As Supreme Court observed in its earlier decision, individual legislators made statements during the floor debates on the DLRA that are consistent with the proposition that the Legislature “identified those deserving of more lenient treatment as low-level, nonviolent drug offenders, first-time offenders who were misguided in their youth, mules, addicts driven to possession or selling drugs because of a drug habit, or others duped or coerced into a drug transaction by a supposed friend or a domineering spouse” (LaFontaine, 9 Misc.3d at 438, 799 N.Y.S.2d 729 [footnotes omitted] ). But the paradigmatic circumstances for sentencing relief should not be confused with the essential circumstances. The text of the statute is inconsistent with Supreme Court's apparent view, and the text controls over statements made by individual legislators during debates (see Schultz v. Harrison Radiator Div. Gen. Motors Corp., 90 N.Y.2d 311, 318, 660 N.Y.S.2d 685, 683 N.E.2d 307  [“the statements of legislators made during legislative debates are not dispositive of legislative intent”]; cf. Woollcott v. Shubert, 217 N.Y. 212, 221, 111 N.E. 829  [“It is established law ․ that the statements and opinions of legislators uttered in the debates are not competent aids to the court in ascertaining the meaning of statutes”] ).

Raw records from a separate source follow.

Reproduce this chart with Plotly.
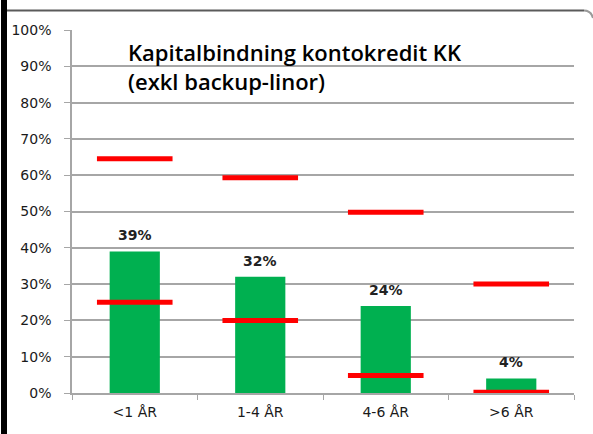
import plotly.graph_objects as go

categories = ["<1 ÅR", "1-4 ÅR", "4-6 ÅR", ">6 ÅR"]
share = [39, 32, 24, 4]
upper = [64.5, 59.3, 49.8, 30.0]
lower = [25.0, 20.0, 4.8, 0.2]
y_ticks = list(range(0, 101, 10))
y_tick_labels = [f"{v}%" for v in y_ticks]
title_lines = ["Kapitalbindning kontokredit KK", "(exkl backup-linor)"]

W, H = 593, 434
L, R, T, B = 72, 19, 30, 41
pw, ph = W - L - R, H - T - B

def px(x):
    return (x - L) / pw

def py(y):
    return (H - B - y) / ph

fig = go.Figure()
fig.add_trace(go.Bar(x=categories, y=share, marker_color="#00B050",
                     marker_line_width=0, width=0.4, showlegend=False,
                     hoverinfo="skip"))
for vals in (upper, lower):
    fig.add_trace(go.Scatter(x=categories, y=vals, mode="markers",
                             marker=dict(symbol="line-ew", size=54,
                                         line=dict(color="#FF0000", width=5)),
                             showlegend=False, hoverinfo="skip"))

for c, v in zip(categories, share):
    fig.add_annotation(x=c, y=v, text=f"{v}%", showarrow=False,
                       yanchor="bottom", yshift=6,
                       font=dict(family="DejaVu Sans", size=14, color="#222222", weight="bold"))

fig.add_annotation(xref="paper", yref="paper", x=px(126), y=py(35),
                   xanchor="left", yanchor="top", align="left",
                   text="<br>".join(title_lines), showarrow=False,
                   font=dict(family="Open Sans", size=22, color="#000000", weight=600))

# frame decorations
fig.add_shape(type="rect", xref="paper", yref="paper",
              x0=px(1), x1=px(7), y0=py(434), y1=py(0),
              fillcolor="#000000", line_width=0, layer="above")
fig.add_shape(type="line", xref="paper", yref="paper",
              x0=px(7), x1=px(584), y0=py(10.5), y1=py(10.5),
              line=dict(color="#5a5a5a", width=2))
fig.add_shape(type="path", xref="paper", yref="paper",
              path=f"M {px(584)},{py(10.5)} Q {px(591)},{py(10.5)} {px(593)},{py(18)}",
              line=dict(color="#9a9a9a", width=2))

fig.update_layout(
    width=W, height=H,
    margin=dict(l=L, r=R, t=T, b=B, pad=0),
    paper_bgcolor="white", plot_bgcolor="white",
    bargap=0.6,
    font=dict(family="DejaVu Sans", size=14, color="#1a1a1a"),
    xaxis=dict(showline=True, linecolor="#a6a6a6", linewidth=1.5,
               ticks="outside", tickson="boundaries", ticklen=5,
               tickcolor="#a6a6a6", showgrid=False, zeroline=False,
               ticklabelstandoff=5,
               tickfont=dict(size=14), fixedrange=True),
    yaxis=dict(range=[0, 100], tickvals=y_ticks, ticktext=y_tick_labels,
               showline=True, linecolor="#a6a6a6", linewidth=1.5,
               ticks="outside", ticklen=6, tickcolor="#a6a6a6",
               showgrid=True, gridcolor="#a6a6a6", gridwidth=1.5,
               zeroline=False, ticklabelstandoff=10,
               tickfont=dict(size=14), fixedrange=True),
)

fig.write_html("out.html", config={"displayModeBar": False},
               post_script="document.body.style.margin='0px';document.body.style.overflow='hidden';")
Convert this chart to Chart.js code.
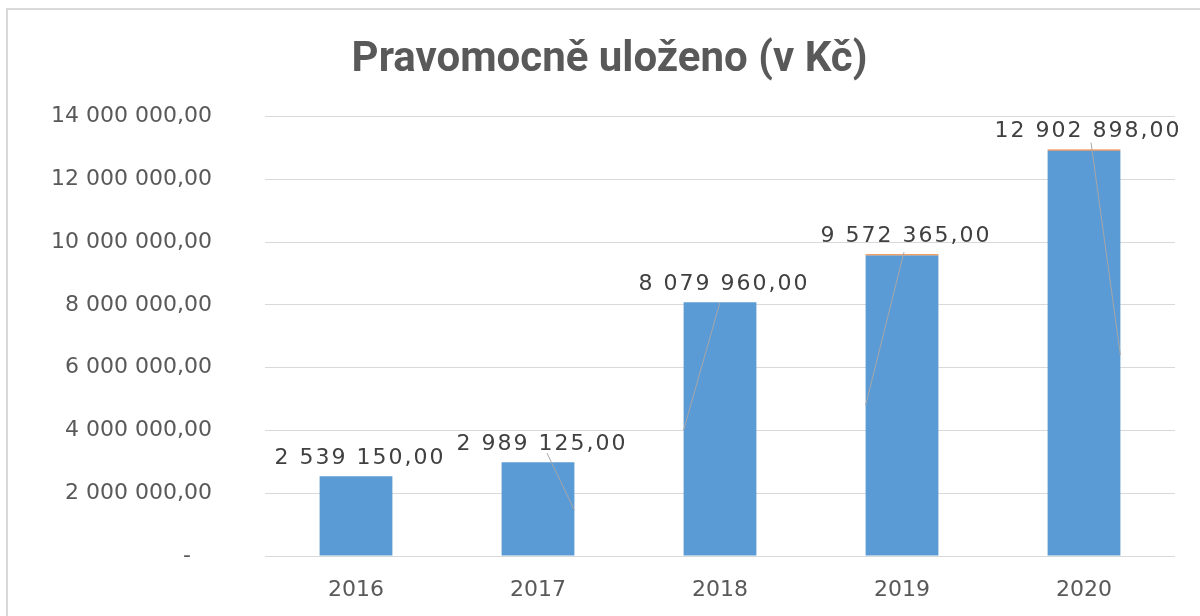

It is worthy of note that, in denying defendant's application, Supreme Court made no mention of his institutional record of confinement. To be sure, DLRA § 23 does not require the court reviewing an application for resentencing to consider the offender's institutional record. Rather, it provides that the court “may ․ consider the institutional record of confinement” of the offender. The point is that the absence of any mention of defendant's institutional record is itself remarkable. That Supreme Court did not mention it is consistent with an erroneous belief that because defendant was not eligible for resentencing, there was no reason for the court to exercise its discretion and consider defendant's institutional record.
Given the enormity of the volume of drugs defendant helped to transport, we express no opinion as to whether Supreme Court properly could exercise its discretion and determine that “substantial justice dictates” denial of defendant's application for resentencing. In the first instance, that is a matter for Supreme Court.1 Defendant is entitled under the DLRA to have Supreme Court review his application and determine whether “substantial justice dictates” its denial and, if not, to inform defendant of the new sentence it would impose.
1. Defendant's request for remand to a different Justice is without merit.